The fourth in a series about the unreported trials and tribulations from the frontline of architectural education. This week: Entrepreneurialism
I often overhear students talking about what they watched last night during tutorial sessions. It was how I first was made aware of an architect being on The Apprentice. I started to tune in to see if I could use anything for anecdotal purposes. They are always useful to get a point across.
Plenty of material here. Even to illustrate how not to do things.
The programme did seem to offer a prominent viewing slot to promote the architectural profession, but only if we could just get past the superficial typecast of the token architect to satisfy the need for entertainment.
With Gabrielle now in PR mode after the show, I am surprised how little coverage she has received from the architectural tabloids about her departure, and more poignantly, her performance.
It is not all about her though and at least she seems to recognise that - trying to engage with RIBA to improve the image of the architect even though the best opportunity to do this was during the show. She wants to look at how we brand ourselves.
It’s a shame the challenge of an architect succeeding in an entrepreneurial adventure did not have a happy ending. But should we be surprised? For all the varied roles an architect plays in practice, and for all the varied roles Gabrielle played on the show, we are still marginalised only accordingly to the existing preconceptions of our discipline. This is highlighted with Gabrielle’s credits every time she appeared on screen - ‘architect and entrepreneur’.
So is she first and foremost an architect, but one who has seemingly moved on from the profession? She has a business idea for Sir Alan, but is her previous occupation just a backstory? The producers did not seem to be able to connect the two when editing, whether because she offered no insight into how her architectural training may help her business strategy or due to the world of ‘business’ not being the place for discussions on architecture.
Not so. Many of the tasks involved the influence of space to increase (enhance) sales, others required an understanding of customer (client) needs, being able to persuade upon the merits of a particular design or idea, to devise an efficient logistical strategy to tight deadlines.
Instead, she positioned herself in the role as the ‘designer’ - but one who was often put up against another contestant, a marketing strategist, with previous experience in design as well.
If I am able to make a judgment on Gabrielle’s performance, she suffered from not extending any relevant architectural skill to inform decisions on the tasks at hand. In other words, a process of lateral thinking – something that all architects should possess and therefore, something students should be taught.
‘Lateral thinking’ is a complex pedagogic study
Lateral thinking as a term is nonchalantly bounded around like a corporate buzzword, but it is a complex pedagogic study with its detailed nuances not necessarily appreciated. Coined by Edward de Bono, it offers a new perspective on simulating solutions and constructing perceptive reasoning to difficult issues.

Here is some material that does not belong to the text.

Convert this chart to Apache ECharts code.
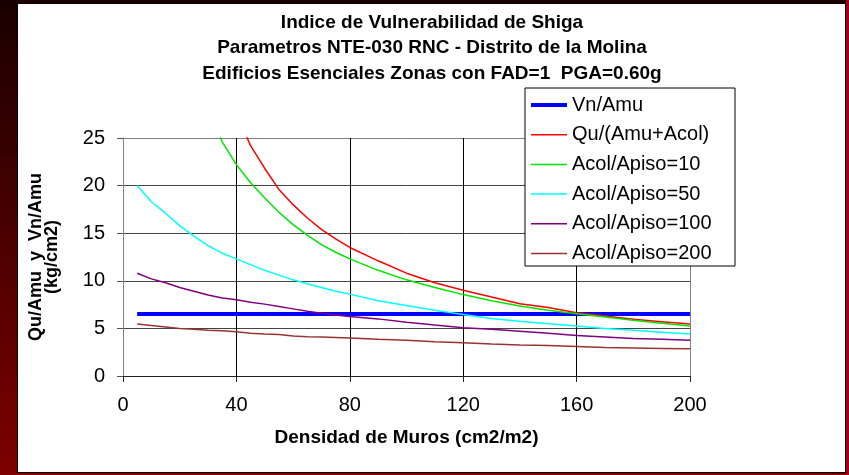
<!DOCTYPE html>
<html>
<head>
<meta charset="utf-8">
<script src="https://cdn.jsdelivr.net/npm/echarts@6/dist/echarts.min.js"></script>
<style>
  html, body { margin: 0; padding: 0; }
  body {
    width: 849px; height: 475px; overflow: hidden; position: relative;
    background: linear-gradient(to bottom, #1a0000, #7e0000);
  }
  #strip_right { position: absolute; left: 846px; top: 0; width: 3px; height: 475px; background: #a00018; }
  #panel {
    position: absolute; left: 17px; top: 3px; width: 827px; height: 468px;
    background: #fff; border: 1px solid #000;
  }
  #chart { position: absolute; left: 0; top: 0; width: 849px; height: 475px; }
</style>
</head>
<body>
<div id="strip_right"></div>
<div id="panel"></div>
<div id="chart"></div>
<script>
// densidad de muros (cm2/m2)
var densidad = [5, 10, 15, 20, 25, 30, 35, 40, 45, 50, 55, 60, 65, 70, 75, 80,
  90, 100, 110, 120, 130, 140, 150, 160, 170, 180, 190, 200];

var vnAmu = [6.5, 6.5, 6.5, 6.5, 6.5, 6.5, 6.5, 6.5, 6.5, 6.5, 6.5, 6.5, 6.5, 6.5,
  6.5, 6.5, 6.5, 6.5, 6.5, 6.5, 6.5, 6.5, 6.5, 6.5, 6.5, 6.5, 6.5, 6.5];
var quAmuAcol = [null, null, null, null, null, null, null, 27.5, 24.2, 21.8, 19.6, 18.0,
  16.6, 15.4, 14.4, 13.5, 12.1, 10.8, 9.8, 9.0, 8.3, 7.6, 7.2, 6.65, 6.3, 5.95, 5.7, 5.45];
var apiso10 = [null, null, null, null, null, 28.5, 24.6, 22.2, 20.3, 18.7, 17.2, 15.9,
  14.8, 13.8, 13.0, 12.3, 11.1, 10.1, 9.3, 8.55, 7.9, 7.35, 6.9, 6.55, 6.2, 5.85, 5.55, 5.25];
var apiso50 = [20.0, 18.3, 17.1, 15.8, 14.7, 13.7, 12.9, 12.3, 11.7, 11.1, 10.6, 10.1,
  9.7, 9.3, 8.9, 8.6, 7.9, 7.4, 6.9, 6.45, 6.05, 5.75, 5.5, 5.25, 5.0, 4.8, 4.6, 4.4];
var apiso100 = [10.8, 10.2, 9.8, 9.3, 8.9, 8.5, 8.2, 8.0, 7.75, 7.55, 7.3, 7.05,
  6.8, 6.6, 6.4, 6.25, 6.0, 5.65, 5.35, 5.07, 4.9, 4.7, 4.5, 4.25, 4.1, 3.95, 3.85, 3.75];
var apiso200 = [5.45, 5.3, 5.15, 5.0, 4.9, 4.8, 4.75, 4.65, 4.5, 4.4, 4.35, 4.2,
  4.12, 4.1, 4.05, 4.0, 3.85, 3.75, 3.6, 3.5, 3.35, 3.25, 3.2, 3.1, 3.0, 2.95, 2.9, 2.85];

var nombres = ['Vn/Amu', 'Qu/(Amu+Acol)', 'Acol/Apiso=10', 'Acol/Apiso=50',
  'Acol/Apiso=100', 'Acol/Apiso=200'];
var valores = [vnAmu, quAmuAcol, apiso10, apiso50, apiso100, apiso200];
var colores = ['#0000ff', '#ff0000', '#00e600', '#00ffff', '#800080', '#993333'];
var anchos = [4, 1.5, 1.5, 1.5, 1.5, 1.5];

function pares(vals) {
  var out = [];
  for (var i = 0; i < densidad.length; i++) {
    out.push([densidad[i], vals[i]]);
  }
  return out;
}

var fuente = '"Liberation Sans", Arial, sans-serif';

var series = [];
var leyenda = [];
for (var i = 0; i < nombres.length; i++) {
  series.push({
    name: nombres[i],
    type: 'line',
    data: pares(valores[i]),
    symbol: 'none',
    connectNulls: false,
    clip: true,
    color: colores[i],
    lineStyle: { color: colores[i], width: anchos[i] }
  });
  // icono de linea sola en la leyenda
  leyenda.push({ name: nombres[i], icon: 'path://M0,0h36v' + anchos[i] + 'h-36z' });
}

var chart = echarts.init(document.getElementById('chart'));
chart.setOption({
  animation: false,
  backgroundColor: 'transparent',
  textStyle: { fontFamily: fuente },
  title: {
    text: 'Indice de Vulnerabilidad de Shiga\nParametros NTE-030 RNC - Distrito de la Molina\nEdificios Esenciales Zonas con FAD=1  PGA=0.60g',
    left: 432,
    top: 10,
    textAlign: 'center',
    padding: 0,
    textStyle: { fontFamily: fuente, fontSize: 19, fontWeight: 'bold', color: '#000', lineHeight: 25.5 }
  },
  grid: { left: 123, right: 159, top: 138, bottom: 99, containLabel: false },
  graphic: [{
    type: 'rect',
    z: 3,
    shape: { x: 525, y: 88, width: 210, height: 178 },
    style: { fill: '#fff', stroke: '#000', lineWidth: 1 }
  }],
  legend: {
    orient: 'vertical',
    left: 531,
    top: 95,
    padding: 0,
    z: 5,
    itemWidth: 36,
    itemHeight: 20,
    itemGap: 9.7,
    data: leyenda,
    textStyle: { fontFamily: fuente, fontSize: 20, lineHeight: 20, color: '#000' }
  },
  xAxis: {
    type: 'value',
    min: 0,
    max: 200,
    interval: 40,
    name: 'Densidad de Muros (cm2/m2)',
    nameLocation: 'middle',
    nameGap: 52,
    nameTextStyle: { fontFamily: fuente, fontSize: 19, fontWeight: 'bold', color: '#000' },
    axisLine: { show: true, onZero: false, lineStyle: { color: '#222', width: 1 } },
    axisTick: { show: true, length: 6, lineStyle: { color: '#222' } },
    axisLabel: { margin: 19, fontSize: 20, color: '#000', fontFamily: fuente },
    splitLine: { show: true, lineStyle: { color: ['#000', '#000', '#000', '#000', '#000', '#808080'], width: 1 } }
  },
  yAxis: {
    type: 'value',
    min: 0,
    max: 25,
    interval: 5,
    name: 'Qu/Amu  y  Vn/Amu\n(kg/cm2)',
    nameLocation: 'middle',
    nameRotate: 90,
    nameGap: 63,
    nameTextStyle: { fontFamily: fuente, fontSize: 18, fontWeight: 'bold', color: '#000', lineHeight: 16 },
    axisLine: { show: true, lineStyle: { color: '#808080', width: 1 } },
    axisTick: { show: true, length: 6, lineStyle: { color: '#555' } },
    axisLabel: { margin: 18, fontSize: 20, color: '#000', fontFamily: fuente },
    splitLine: { show: true, lineStyle: { color: ['#444', '#444', '#444', '#444', '#444', '#808080'], width: 1 } }
  },
  series: series
});
</script>
</body>
</html>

It essentially suggests that creative thinking is just as important as other more traditional forms (such as critical or logical).
Observing from experience, we already feel students are entering Higher Education unprepared. Ken Robinson makes a convincing argument on why we should reintroduce creativity back into statutory education, not just something certain individuals propose to do once they select their career paths. Many of our new applicants come with new qualifications such as A-levels in Critical Thinking. This is welcomed amongst us academics but this is not enough to start bridging the gaps between business and creativity.
So if RIBA want to take heed and look into the brand of an architect, they will do well to consider the wider picture, starting with the latent generation in waiting not just the already established. If they are serious about promoting the profession, then they need to begin supporting new talent in developing entrepreneurial ventures.
I see so much potential everyday, but students are unable to see the possibility of a breakthrough unless they know some well-off hipster in the East End. Unlikely.
They should look at a cross-section of those who graduate from architecture degrees. Contrary to Gabrielle’s comments, we do prepare them on how to get a job; from CV writing to interview techniques, transferable skills to networking - all the way to developing entrepreneurial ventures. As long as we don’t allow students to typecast themselves, I am hopeful for my students as they move on from academia.
But perhaps architecture schools should themselves be a bit more creative in their teaching, providing more modules in innovative business before sending them off to the most belligerent businessman in the country. Having said that, the eventual winner of this series was a solid, if not, unremarkable salesman. The most creative business idea was easily dismissed.
So what do I know? I am writing this in a musty cupboard of an office and not a fancy boardroom.